Here’s the supposed funny stuff: a drug mule monkey (not funny), Stu (the groom!) remembering a night of sex with a she-male prostitute (not funny), the wolfpack getting clubbed by silence-vowed monks for talking (kinda funny), the monkey and Alan checking out what turns out to be a penis nubbin protruding from a pile of blankets (so not funny), a wheelchair-bound monk snorting drugs (no comment), and Alan suddenly remembering the night before as a flashback enacted by ten-year-old versions of the wolfpack (admittedly the most inspired bit of the movie).

HO2 spends much of the last 45 minutes scrambling to tie up all the ends, loose, tight and otherwise, so that by the end we are basically back to where we would have been had the wolfpack not eaten that tainted bag of roasting marshmallows (don’t ask). Then, just before the credits, the entire lost night is shown in a series of digital snapshots supposedly taken over the evening by the various characters. This conceit was one of the funniest, surprising parts of HO1. In HO2 it is just the final ingredient in a predicable slurry.

And so maybe in a couple more years for HO3 we’ll follow the wolfpack to mars or to Atlantis or the center of the Earth. Until then, rent HO1 to find out what started all the fuss.


Theater location: Lowell Showcase, Tuesday night bargain show, June 7th, 6:50 pm. Price: 6.00. Viewed solo. Snack: apple: chopped, bagged.

Coming Attractions: 

Horrible Bosses. The summer of Jason Bateman continues. He, Charlie Day, and Jason Sudeikis play guys who have bad bosses. So, what do you do when you have a bad boss? Quit? Complain to their bosses? Not in this movie: They set out to kill their bosses. It's a comedy. Really. Although, with bad bosses played by Jennifer Aniston, Colin Farrell, and Kevin Spacey, it has potential.

Stupid Crazy Love. Steve Carell, Ryan Gosling, Emma Stone, Kevin Bacon, Julianne Moore. A young couple and an older couple going through dramedy romantic escapades, while Ryan, a player, shows Steve, a shy, awkward dude, the ropes to picking up women. At least that's what I think happens. Along with some other stuff.

Super 8. The kind of movie Spielberg (who produced) would have made when he was ten.

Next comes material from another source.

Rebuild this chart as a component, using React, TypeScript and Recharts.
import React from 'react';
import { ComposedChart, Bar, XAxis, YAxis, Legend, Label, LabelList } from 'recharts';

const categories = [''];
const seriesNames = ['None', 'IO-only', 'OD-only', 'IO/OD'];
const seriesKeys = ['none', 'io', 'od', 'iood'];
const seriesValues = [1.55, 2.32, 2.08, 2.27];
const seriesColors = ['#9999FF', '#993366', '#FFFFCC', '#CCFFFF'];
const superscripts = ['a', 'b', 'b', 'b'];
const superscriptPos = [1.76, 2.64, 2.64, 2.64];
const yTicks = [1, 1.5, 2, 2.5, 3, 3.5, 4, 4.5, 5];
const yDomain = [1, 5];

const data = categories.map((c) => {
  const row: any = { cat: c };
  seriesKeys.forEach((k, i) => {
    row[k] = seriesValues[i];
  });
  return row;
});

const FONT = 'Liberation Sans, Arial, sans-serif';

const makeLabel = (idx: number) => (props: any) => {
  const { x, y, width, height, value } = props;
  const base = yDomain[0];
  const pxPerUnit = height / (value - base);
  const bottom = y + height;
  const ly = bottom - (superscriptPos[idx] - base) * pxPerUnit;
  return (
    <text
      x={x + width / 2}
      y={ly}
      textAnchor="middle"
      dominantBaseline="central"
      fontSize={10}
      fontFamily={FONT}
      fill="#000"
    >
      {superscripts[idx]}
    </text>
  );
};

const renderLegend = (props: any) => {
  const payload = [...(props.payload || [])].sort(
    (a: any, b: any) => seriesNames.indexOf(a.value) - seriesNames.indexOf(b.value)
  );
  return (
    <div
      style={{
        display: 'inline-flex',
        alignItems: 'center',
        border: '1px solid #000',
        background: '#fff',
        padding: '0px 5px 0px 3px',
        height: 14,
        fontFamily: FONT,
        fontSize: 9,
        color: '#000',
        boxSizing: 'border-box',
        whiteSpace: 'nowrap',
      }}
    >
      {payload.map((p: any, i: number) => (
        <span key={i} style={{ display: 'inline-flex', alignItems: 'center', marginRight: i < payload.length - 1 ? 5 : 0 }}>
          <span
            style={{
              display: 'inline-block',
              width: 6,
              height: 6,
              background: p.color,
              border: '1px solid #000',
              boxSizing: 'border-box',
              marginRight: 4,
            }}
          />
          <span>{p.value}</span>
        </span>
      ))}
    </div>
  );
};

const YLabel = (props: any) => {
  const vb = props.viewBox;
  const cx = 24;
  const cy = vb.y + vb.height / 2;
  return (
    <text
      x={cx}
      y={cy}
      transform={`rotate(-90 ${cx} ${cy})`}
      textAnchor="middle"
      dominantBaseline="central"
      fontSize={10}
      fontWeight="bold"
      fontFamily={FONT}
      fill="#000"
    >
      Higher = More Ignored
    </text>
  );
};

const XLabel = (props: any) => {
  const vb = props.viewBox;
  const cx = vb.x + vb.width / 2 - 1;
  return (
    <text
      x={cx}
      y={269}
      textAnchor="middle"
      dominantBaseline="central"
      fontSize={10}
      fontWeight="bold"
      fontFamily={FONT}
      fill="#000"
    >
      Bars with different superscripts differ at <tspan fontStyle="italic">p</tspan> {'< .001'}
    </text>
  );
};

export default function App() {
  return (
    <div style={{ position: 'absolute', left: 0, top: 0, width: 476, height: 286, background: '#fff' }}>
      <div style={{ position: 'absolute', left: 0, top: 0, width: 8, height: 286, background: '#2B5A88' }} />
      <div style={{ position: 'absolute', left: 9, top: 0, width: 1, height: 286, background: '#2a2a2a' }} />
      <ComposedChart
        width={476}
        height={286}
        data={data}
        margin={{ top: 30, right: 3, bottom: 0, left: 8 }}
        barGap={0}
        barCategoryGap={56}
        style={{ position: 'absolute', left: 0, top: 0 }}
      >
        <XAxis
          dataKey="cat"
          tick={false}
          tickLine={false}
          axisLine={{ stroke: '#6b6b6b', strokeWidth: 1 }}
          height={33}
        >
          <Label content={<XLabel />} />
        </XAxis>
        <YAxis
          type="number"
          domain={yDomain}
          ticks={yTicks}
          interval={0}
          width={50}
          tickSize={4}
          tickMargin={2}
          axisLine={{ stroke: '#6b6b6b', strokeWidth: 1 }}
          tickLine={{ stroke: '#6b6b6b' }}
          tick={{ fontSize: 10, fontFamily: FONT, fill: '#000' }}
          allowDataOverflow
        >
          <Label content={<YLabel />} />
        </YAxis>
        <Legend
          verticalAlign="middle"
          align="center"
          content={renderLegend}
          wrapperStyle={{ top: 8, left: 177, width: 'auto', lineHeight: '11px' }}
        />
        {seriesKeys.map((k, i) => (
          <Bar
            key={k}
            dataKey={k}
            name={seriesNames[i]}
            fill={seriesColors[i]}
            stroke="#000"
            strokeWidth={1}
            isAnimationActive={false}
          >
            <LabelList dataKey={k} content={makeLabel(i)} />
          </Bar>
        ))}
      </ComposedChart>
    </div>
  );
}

It's about a bunch of kids making a little home movie, on Super 8 film, about an alien invasion. And then, guess what happens? Do I really have to spell it out for you? Let's just say, they inadvertently capture some cool stuff on film.

I Don't  Know How She Does It. Sarah Jessica Parker overcomes Sex And the City 2 to make another movie. This one, about a woman trying to balance career, kids, loving husband, could have starred Diane Keaton in another decade. With Greg Kinnear, Pierce Brosnan, Christina Hendricks, Seth Meyers, Olivia Munn, and Kelsey Grammer, as another horrible boss.


Cynthia Sherrick said...

I finally watched The Hangover on DVD a couple of months ago based on your recommendation, and was pleasantly surprised that I actually enjoyed it.

In regards to this well written, insightful review -- I will be skipping Hangover Part II. ;)

Dell Smith said...

Glad you liked the first one - I would feel responsible if you hadn't. But the second one would only leave you surprised, and not in a pleasant way. But in a stinky, smelly, wish-I-hadn't-seen-that way.